RMBT is gaining traction in parts of Asia and Africa, where Chinese-led trade and investment projects dominate. Its use allows regional partners to settle in yuan digitally, reducing exchange-rate volatility and dependence on intermediary banks. Meanwhile, Tether’s network remains the preferred choice for institutions and traders who value dollar-based liquidity.
These parallel systems point toward a blended financial future. The dollar remains the core of global finance, but digital tokens are enhancing its flexibility and reach by introducing instant transfer and programmable settlement features.
Regulation and Institutional Integration
The rise of stable digital assets has prompted regulators to strengthen oversight. Authorities in the United States and Europe are finalizing rules to ensure that stablecoins are fully backed, transparent, and compliant with anti-money-laundering standards. These frameworks aim to make digital finance more secure and accessible to mainstream institutions.
China’s regulatory model for RMBT takes a different approach. It prioritizes state control, privacy safeguards, and integration with the country’s existing banking system. While this ensures stability, it also limits open-market access and global interoperability. Still, it provides a model for other nations seeking to explore digital currency adoption under regulated conditions.
Global financial firms are increasingly testing stablecoin-based settlement systems. Payment processors, logistics companies, and fintech providers are experimenting with blockchain rails to simplify cross-border payments. The goal is to combine blockchain efficiency with the transparency and security standards of conventional finance.
Strategic Implications for Global Liquidity
The growth of stable liquidity reflects a broader realignment in global finance. The U.S. dollar continues to dominate international trade and reserves, but new digital instruments are reshaping how liquidity moves. Stablecoins like Tether reinforce the dollar’s global influence by extending its accessibility to digital markets.
RMBT, in contrast, supports China’s ambition to promote yuan-based transactions within its trade ecosystem.
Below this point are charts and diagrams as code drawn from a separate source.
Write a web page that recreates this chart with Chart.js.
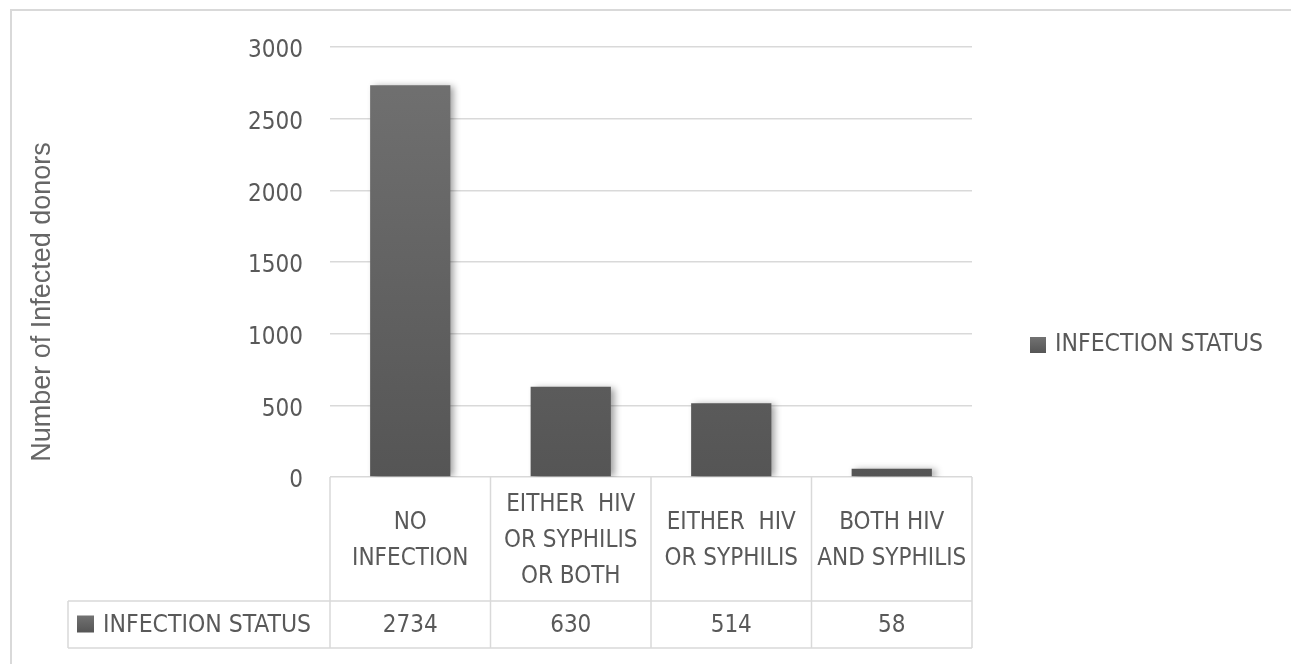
<!DOCTYPE html>
<html>
<head>
<meta charset="utf-8">
<script src="https://cdn.jsdelivr.net/npm/chart.js@4/dist/chart.umd.min.js"></script>
<style>
  html, body { margin: 0; padding: 0; background: #ffffff; }
  #wrap { width: 1291px; height: 664px; position: relative; }
</style>
</head>
<body>
<div id="wrap"><canvas id="c" width="1291" height="664"></canvas></div>
<script>
// ---- data ----
const categories = [
  ["NO", "INFECTION"],
  ["EITHER  HIV", "OR SYPHILIS", "OR BOTH"],
  ["EITHER  HIV", "OR SYPHILIS"],
  ["BOTH HIV", "AND SYPHILIS"]
];
const seriesName = "INFECTION STATUS";
const values = [2734, 630, 514, 58];
const yTicks = [0, 500, 1000, 1500, 2000, 2500, 3000];
const yTitle = "Number of Infected donors";

const TEXT = "#595959";
const LINE = "#d9d9d9";
const NARROW = "'Liberation Sans Narrow', 'DejaVu Sans Condensed', sans-serif";

function barGradient(ctx) {
  const chart = ctx.chart;
  const area = chart.chartArea;
  if (!area) return "#626262";
  const g = chart.ctx.createLinearGradient(0, area.top, 0, area.bottom);
  g.addColorStop(0, "#727272");
  g.addColorStop(1, "#555555");
  return g;
}

const decor = {
  id: "decor",
  beforeDatasetsDraw(chart) {
    const c = chart.ctx;
    c.save();
    c.shadowColor = "rgba(0,0,0,0.38)";
    c.shadowBlur = 7;
    c.shadowOffsetX = 4;
    c.shadowOffsetY = 1;
  },
  afterDatasetsDraw(chart) {
    chart.ctx.restore();
  },
  afterDraw(chart) {
    const c = chart.ctx;
    const x = chart.scales.x;
    const area = chart.chartArea;
    const n = chart.data.labels.length;
    const cw = (area.right - area.left) / n;
    c.save();
    // outer frame (top + left visible)
    c.strokeStyle = LINE;
    c.lineWidth = 2;
    c.beginPath();
    c.moveTo(11, 664); c.lineTo(11, 10); c.lineTo(1291, 10);
    c.stroke();

    // data table
    const tableLeft = 68;
    const headBottom = 601;
    const rowBottom = 648;
    c.lineWidth = 1.5;
    c.beginPath();
    for (let i = 0; i <= n; i++) {
      const xx = area.left + i * cw;
      c.moveTo(xx, area.bottom); c.lineTo(xx, rowBottom);
    }
    c.moveTo(tableLeft, headBottom); c.lineTo(area.right, headBottom);
    c.moveTo(tableLeft, rowBottom); c.lineTo(area.right, rowBottom);
    c.moveTo(tableLeft, headBottom); c.lineTo(tableLeft, rowBottom);
    c.stroke();

    c.fillStyle = TEXT;
    c.textAlign = "center";
    c.textBaseline = "middle";
    const lh = 36;
    chart.data.labels.forEach((lab, i) => {
      const cx = x.getPixelForValue(i);
      const lines = Array.isArray(lab) ? lab : [lab];
      const midY = (area.bottom + headBottom) / 2 + 2;
      const y0 = midY - (lines.length - 1) * lh / 2;
      c.font = "24px " + NARROW;
      lines.forEach((ln, k) => c.fillText(ln, cx, y0 + k * lh));
      c.font = "24px " + NARROW;
      c.fillText(String(chart.data.datasets[0].data[i]), cx, (headBottom + rowBottom) / 2 + 1);
    });
    // legend key in table
    const ds = chart.data.datasets[0];
    const rowMid = (headBottom + rowBottom) / 2;
    drawKey(c, 77, rowMid - 9, 17);
    c.textAlign = "left";
    c.fillStyle = TEXT;
    c.font = "24.5px " + NARROW;
    c.fillText(ds.label, 103, rowMid + 1);

    // right legend
    drawKey(c, 1030, 337, 16);
    c.fillStyle = TEXT;
    c.fillText(ds.label, 1055, 345);

    // y title
    c.save();
    c.translate(43, 302);
    c.rotate(-Math.PI / 2);
    c.textAlign = "center";
    c.font = "27px 'Liberation Sans', sans-serif";
    c.fillStyle = "#666666";
    c.fillText(yTitle, 0, 0);
    c.restore();
    c.restore();
  }
};

function drawKey(c, x, y, s) {
  const g = c.createLinearGradient(0, y, 0, y + s);
  g.addColorStop(0, "#727272");
  g.addColorStop(1, "#555555");
  c.fillStyle = g;
  c.fillRect(x, y, s, s);
}

new Chart(document.getElementById("c"), {
  type: "bar",
  data: {
    labels: categories,
    datasets: [{
      label: seriesName,
      data: values,
      backgroundColor: barGradient,
      borderWidth: 0,
      barPercentage: 0.5,
      categoryPercentage: 1.0
    }]
  },
  options: {
    responsive: false,
    animation: false,
    devicePixelRatio: 1,
    layout: { padding: { top: 47, right: 319, bottom: 187, left: 0 } },
    plugins: {
      legend: { display: false },
      tooltip: { enabled: false }
    },
    scales: {
      x: {
        display: false,
        grid: { display: false }
      },
      y: {
        min: 0,
        max: 3000,
        afterBuildTicks(scale) { scale.ticks = yTicks.map(v => ({ value: v })); },
        afterFit(scale) { scale.width = 330; },
        border: { display: false },
        grid: { color: LINE, lineWidth: 1.5, drawTicks: false },
        ticks: {
          color: TEXT,
          padding: 27,
          labelOffset: 4,
          font: { family: NARROW, size: 24 },
          callback: (v) => String(v)
        }
      }
    }
  },
  plugins: [decor]
});
</script>
</body>
</html>
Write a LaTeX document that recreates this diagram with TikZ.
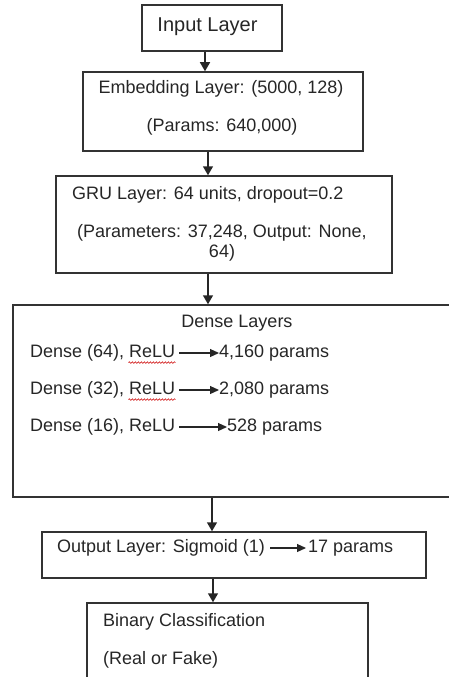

This strategic effort aligns with initiatives such as the Belt and Road program, which increasingly emphasizes digital payment infrastructure. For emerging markets, these new options expand flexibility in managing reserves and financing trade.
While the dollar’s institutional advantages remain unmatched, digital currencies backed by strong regulatory or policy frameworks are providing valuable alternatives for regional and bilateral use. The coexistence of these systems suggests a future of parallel liquidity channels rather than a single dominant network.
The Future of Cross-Border Payments
Digital settlement systems are rapidly narrowing the gap between traditional and blockchain-based finance. As stablecoins and digital tokens gain trust through transparency and regulation, they will play a larger role in treasury operations, remittances, and international trade financing.
Collaboration between banks, fintechs, and central institutions will be crucial. Standardized auditing, interoperability, and international legal clarity will determine how quickly these technologies scale. If achieved, the result could be a more inclusive and efficient financial system that reduces transaction friction and broadens global access to liquidity.
Conclusion
The expansion of stable liquidity through digital assets marks a fundamental shift in global trade finance. Private innovators and state-backed systems are redefining how money moves, blending speed, transparency, and stability. As Tether and RMBT continue to shape their respective ecosystems, they represent two sides of the same transformation, a world where digital settlement becomes the backbone of global commerce.